確かに私は患者は患者と思っているので彼らに対する偏見や差別は無いに等しい。むしろ、行き倒れていた亜人の子供を保護・治療し、助手にしているくらいだ。今回の依頼は私にぴったりだろう。


「内容は把握しました。いくつか質問があるのですが、よろしいでしょうか」

「申してみよ」

「合計何人の亜人を診ればよろしいでしょうか」

「現在把握している亜人を全員診てほしい。まだ増える可能性もあるが、現時点では85人だ」

「意外と少ないですね…もっといるかと思ったんですが」

「うむ、それが病で亡くなってしまった者が多くてな」

「そうでしたか…」


それからいくつか質問をし、依頼書を作成して帰ってきた。思いのほか話し込んでしまい、帰ってきたころには昼過ぎになっていた。

身体検査の仕事は今日から始める。この国に住む亜人たちにももうすでに伝達魔法で通達してあるので、これから忙しくなるだろう。
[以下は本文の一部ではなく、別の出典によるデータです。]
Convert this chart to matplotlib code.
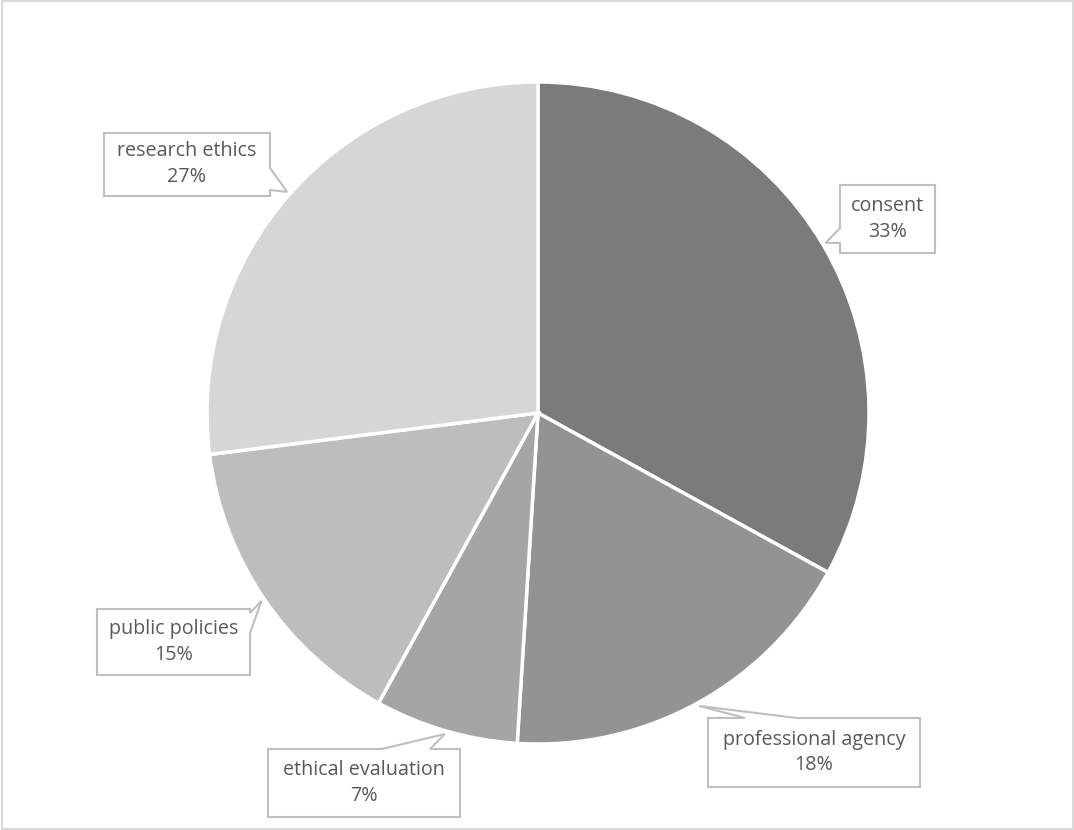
import numpy as np
import matplotlib.pyplot as plt
from matplotlib.patches import Polygon, Rectangle

W, H = 1074, 830

labels = ['consent', 'professional agency', 'ethical evaluation', 'public policies', 'research ethics']
shares = [33, 18, 7, 15, 27]
colors = ['#7b7b7b', '#939393', '#a5a5a5', '#bdbdbd', '#d6d6d6']

# label boxes in pixel coords (left, top, right, bottom), edge the pointer leaves from, span on that edge
boxes = [(840, 185, 935, 253), (708, 718, 920, 787), (268, 749, 460, 817),
         (97, 609, 250, 675), (104, 133, 270, 196)]
sides = ['left', 'top', 'top', 'right', 'right']
spans = [(228, 243), (745, 797), (382, 430), (613, 633), (168, 190)]

cx, cy, R = 538, 413, 331

fig = plt.figure(figsize=(W / 100, H / 100), dpi=100)
ax = fig.add_axes([0, 0, 1, 1])

ax.pie(shares, colors=colors, startangle=90, counterclock=False,
       center=(cx, H - cy), radius=R,
       wedgeprops=dict(edgecolor='white', linewidth=2.5))
ax.set_xlim(0, W)
ax.set_ylim(0, H)
ax.set_aspect('equal')
ax.axis('off')

# outer chart border
ax.add_patch(Rectangle((1.5, 1.5), W - 3, H - 3, fill=False, edgecolor='#d9d9d9', lw=1.5))

cum = np.cumsum([0] + shares)
for i, lab in enumerate(labels):
    mid = np.deg2rad(90 - (cum[i] + shares[i] / 2) / 100 * 360)
    tip = (cx + R * 1.01 * np.cos(mid), cy - R * 1.01 * np.sin(mid))
    l, t, r, b = boxes[i]
    a, c = spans[i]
    if sides[i] == 'left':
        pts = [(l, t), (r, t), (r, b), (l, b), (l, c), tip, (l, a)]
    elif sides[i] == 'right':
        pts = [(l, t), (r, t), (r, a), tip, (r, c), (r, b), (l, b)]
    else:
        pts = [(l, t), (a, t), tip, (c, t), (r, t), (r, b), (l, b)]
    pts = [(x, H - y) for x, y in pts]
    ax.add_patch(Polygon(pts, closed=True, facecolor='white', edgecolor='#bfbfbf', lw=1.5, zorder=5))
    ax.text((l + r) / 2, H - (t + b) / 2, f'{lab}\n{shares[i]}%', ha='center', va='center',
            fontsize=14.2, color='#595959', family='Open Sans', linespacing=1.4, zorder=6)

plt.savefig('out.png')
今日は王宮から呼び出しがあって臨時休業なので明日からの営業だ。

普段の診察に加えての亜人たちの診察という明日からの激務に備え、私は買い出しに行くことにした。






「こんにちは。王宮からの通達で来られた方ですか?」

「は、はい。ここでお医者様に診てもらえると聞いて来ました」

「わかりました。では、この紙に名前等のご記入をお願いします。記入が終わったら、これを受付に返したあと、あちらの椅子に座ってお待ちください」

「はい!」

「……はあ」


私は受付で行われた亜人と受付担当看護師の一連の流れを見て、他の人に見えない位置でため息を吐いた。
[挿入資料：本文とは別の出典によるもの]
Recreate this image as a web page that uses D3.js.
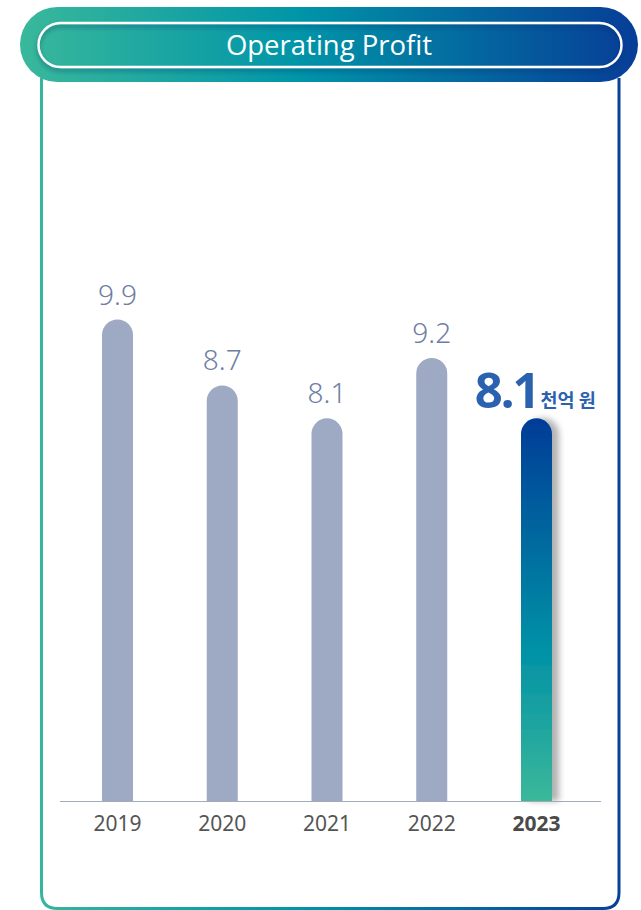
<!DOCTYPE html>
<html>
<head>
<meta charset="utf-8">
<script src="https://cdn.jsdelivr.net/npm/d3@7/dist/d3.min.js"></script>
<style>
  html, body { margin: 0; padding: 0; background: #fff; }
  svg { display: block; }
</style>
</head>
<body>
<div id="chart"></div>
<script>
// chart data
const years = ["2019", "2020", "2021", "2022", "2023"];
const values = [9.9, 8.7, 8.1, 9.2, 8.1];
const valueLabels = ["9.9", "8.7", "8.1", "9.2", "8.1"];
const title = "Operating Profit";
const unit = "천억 원";

const width = 641, height = 910;
const baseY = 801;

const svg = d3.select("#chart").append("svg")
    .attr("width", width)
    .attr("height", height);

const defs = svg.append("defs");

// horizontal gradient for header + frame
const hGrad = defs.append("linearGradient")
    .attr("id", "hgrad")
    .attr("gradientUnits", "userSpaceOnUse")
    .attr("x1", 20).attr("x2", 638).attr("y1", 0).attr("y2", 0);
hGrad.append("stop").attr("offset", "0%").attr("stop-color", "#39b89b");
hGrad.append("stop").attr("offset", "45%").attr("stop-color", "#0095a8");
hGrad.append("stop").attr("offset", "100%").attr("stop-color", "#073d97");

// vertical gradient for the highlighted bar
const vGrad = defs.append("linearGradient")
    .attr("id", "vgrad")
    .attr("x1", 0).attr("x2", 0).attr("y1", 0).attr("y2", 1);
vGrad.append("stop").attr("offset", "0%").attr("stop-color", "#063c97");
vGrad.append("stop").attr("offset", "60%").attr("stop-color", "#0091a6");
vGrad.append("stop").attr("offset", "100%").attr("stop-color", "#3bb89a");

const shadow = defs.append("filter").attr("id", "shadow")
    .attr("x", "-50%").attr("y", "-20%").attr("width", "200%").attr("height", "140%");
shadow.append("feDropShadow")
    .attr("dx", 7).attr("dy", 0).attr("stdDeviation", 3)
    .attr("flood-color", "#000").attr("flood-opacity", 0.3);

const pillShadow = defs.append("filter").attr("id", "pillshadow")
    .attr("x", "-10%").attr("y", "-50%").attr("width", "120%").attr("height", "200%");
pillShadow.append("feDropShadow")
    .attr("dx", 0).attr("dy", 3).attr("stdDeviation", 2)
    .attr("flood-color", "#002a60").attr("flood-opacity", 0.45);

// frame
const fl = 41.5, fr = 619, fb = 908.5, r = 16;
svg.append("path")
    .attr("d", `M${fl},78 L${fl},${fb - r} Q${fl},${fb} ${fl + r},${fb} L${fr - r},${fb} Q${fr},${fb} ${fr},${fb - r} L${fr},78`)
    .attr("fill", "none")
    .attr("stroke", "url(#hgrad)")
    .attr("stroke-width", 3);

// header pill
svg.append("rect")
    .attr("x", 20).attr("y", 7).attr("width", 618).attr("height", 75)
    .attr("rx", 37.5)
    .attr("fill", "url(#hgrad)");
svg.append("rect")
    .attr("x", 38.5).attr("y", 23).attr("width", 583).attr("height", 44)
    .attr("rx", 22)
    .attr("fill", "none")
    .attr("stroke", "#fff")
    .attr("stroke-width", 2.4)
    .attr("filter", "url(#pillshadow)");
svg.append("text")
    .attr("x", 329).attr("y", 45)
    .attr("dy", "0.36em")
    .attr("text-anchor", "middle")
    .attr("fill", "#fff")
    .style("font-family", "'Open Sans', 'Noto Sans', sans-serif")
    .style("font-size", "27.5px")
    .text(title);

// scales
const x = d3.scalePoint().domain(years).range([117.5, 536.5]);
const y = d3.scaleLinear().domain([1.13, 10]).range([baseY, baseY - 54.9 * 8.87]);
const barW = 31;

function barPath(cx, top) {
    const rr = barW / 2;
    const l = cx - rr, rt = cx + rr;
    return `M${l},${baseY} L${l},${top + rr} A${rr},${rr} 0 0 1 ${rt},${top + rr} L${rt},${baseY} Z`;
}

const bars = svg.append("g");
bars.selectAll("path")
    .data(years)
    .join("path")
    .attr("d", (d, i) => barPath(x(d), y(values[i])))
    .attr("fill", (d, i) => i === years.length - 1 ? "url(#vgrad)" : "#9ea9c3")
    .attr("filter", (d, i) => i === years.length - 1 ? "url(#shadow)" : null);

// axis line
svg.append("line")
    .attr("x1", 60).attr("x2", 601)
    .attr("y1", baseY + 0.5).attr("y2", baseY + 0.5)
    .attr("stroke", "#a3aab9")
    .attr("stroke-width", 1.2);

// year labels
svg.append("g").selectAll("text")
    .data(years)
    .join("text")
    .attr("x", d => x(d))
    .attr("y", 831)
    .attr("text-anchor", "middle")
    .attr("fill", (d, i) => i === years.length - 1 ? "#4a4a4a" : "#555")
    .style("font-family", "'Noto Sans', sans-serif")
    .style("font-size", "21px")
    .style("font-weight", (d, i) => i === years.length - 1 ? 700 : 400)
    .text(d => d);

// value labels (not highlighted)
svg.append("g").selectAll("text")
    .data(years.slice(0, -1))
    .join("text")
    .attr("x", d => x(d))
    .attr("y", (d, i) => y(values[i]) - 15)
    .attr("text-anchor", "middle")
    .attr("fill", "#6e7ea3")
    .style("font-family", "'Noto Sans', sans-serif")
    .style("font-size", "28px")
    .style("font-weight", 300)
    .text((d, i) => valueLabels[i]);

// highlighted label
const last = years.length - 1;
svg.append("text")
    .attr("x", x(years[last]) + 2)
    .attr("y", y(values[last]) - 10)
    .attr("text-anchor", "end")
    .attr("fill", "#2b62b0")
    .style("font-family", "'Noto Sans', sans-serif")
    .style("font-weight", 700)
    .style("font-size", "49px")
    .style("letter-spacing", "-2px")
    .text(valueLabels[last]);
svg.append("text")
    .attr("x", x(years[last]) + 4)
    .attr("y", y(values[last]) - 11)
    .attr("fill", "#2b62b0")
    .style("font-family", "'Noto Sans CJK KR', sans-serif")
    .style("font-weight", 700)
    .style("font-size", "18.5px")
    .text(unit);
</script>
</body>
</html>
彼女は診察してもらえるのがよほど嬉しいのか、小さな尻尾をぶんぶんと振りながら待合席まで歩いて行った。

こんなことがもう既に5回ほど繰り返されている。

診察してもらえるだけでここまで喜ぶ彼ら彼女らを見て、亜人たちを取り巻く環境がとても過酷だったことを思い知らされた。ため息を吐きたくもなるものだ。

だが、今彼らの環境を嘆いていても何も始まらない。今私ができることは、できるだけ彼らを不安にさせず、彼らの身体検査をし、それらのデータをもとに亜人の研究を進めることだ。
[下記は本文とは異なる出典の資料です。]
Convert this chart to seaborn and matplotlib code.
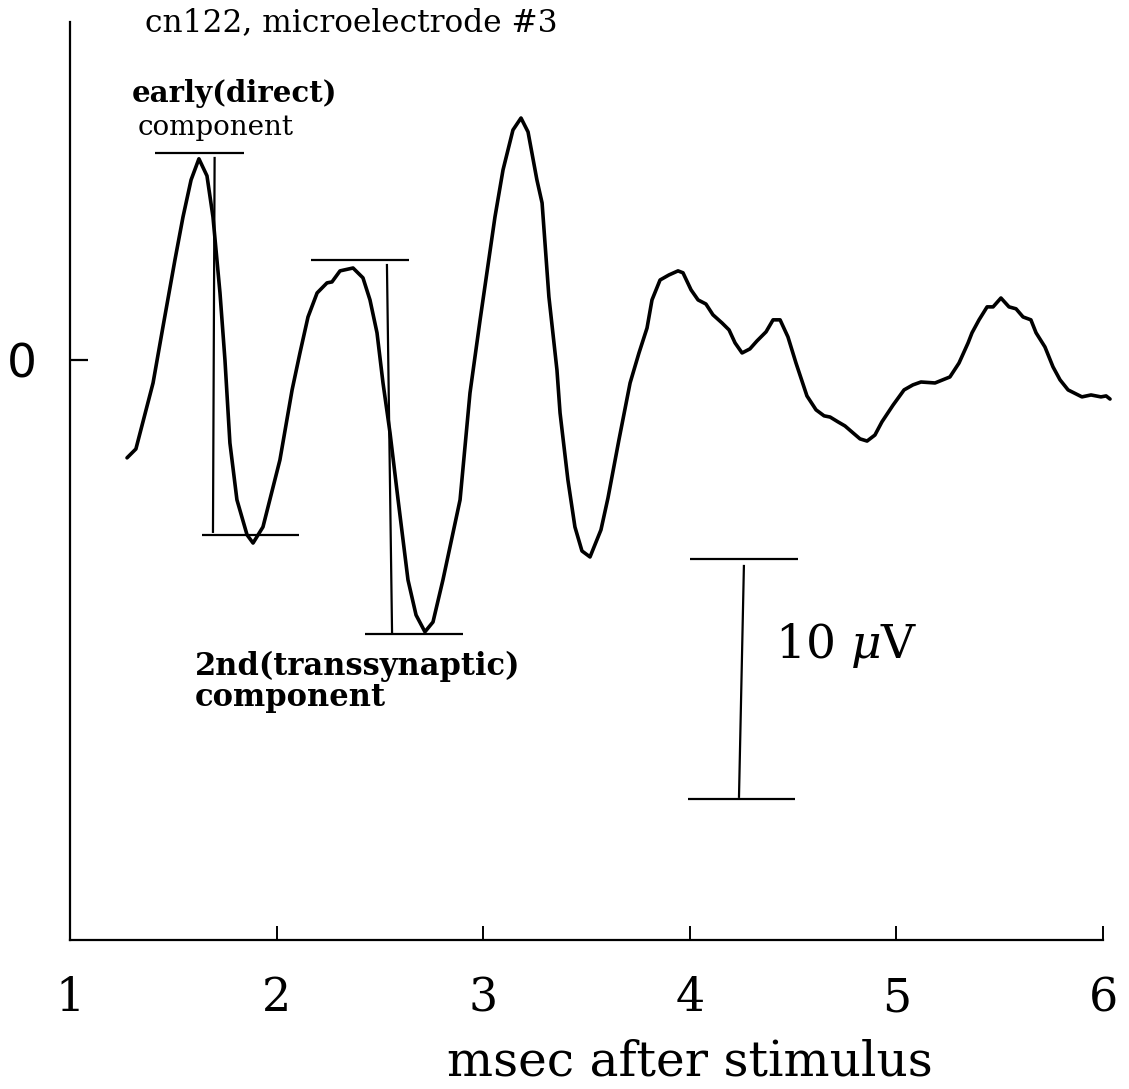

亜人たちは、私たち人間と体のつくりが違う。さらに、‘‘亜人’’とひとくくりにしているが、彼らの身体的特徴は多岐に渡る。翼があるもの、尻尾があるもの、さらには鱗が生えているものまでいる。身体の構造が似ている者もいるが、ほとんどが微妙に形や大きさも違うのだ。

そんな訳で、少しでも亜人たちの共通点を見つけ、今後の治療に生かすために私は彼らの遺伝子の研究を少しずつ進めていった。


「……これは」


遺伝子の研究を始めて3日目。

彼らの遺伝子の構造を見ていくと、生物としてかなり不自然で、人為的に操作されていたことが分かった。

彼らが20年前に突然現れ、誰一人としてこの国に来る以前の記憶がなかったことをも踏まえて考えると、彼らは非人道的な実験の後、人工的に生み出された可能性がある。

ここまで考えて吐き気がした。


「早く、このことを陛下に伝えなければ…」


私は急いでこのことを報告書にしたため、念のために保護魔法をかけ、極秘書類として陛下宛てに送った。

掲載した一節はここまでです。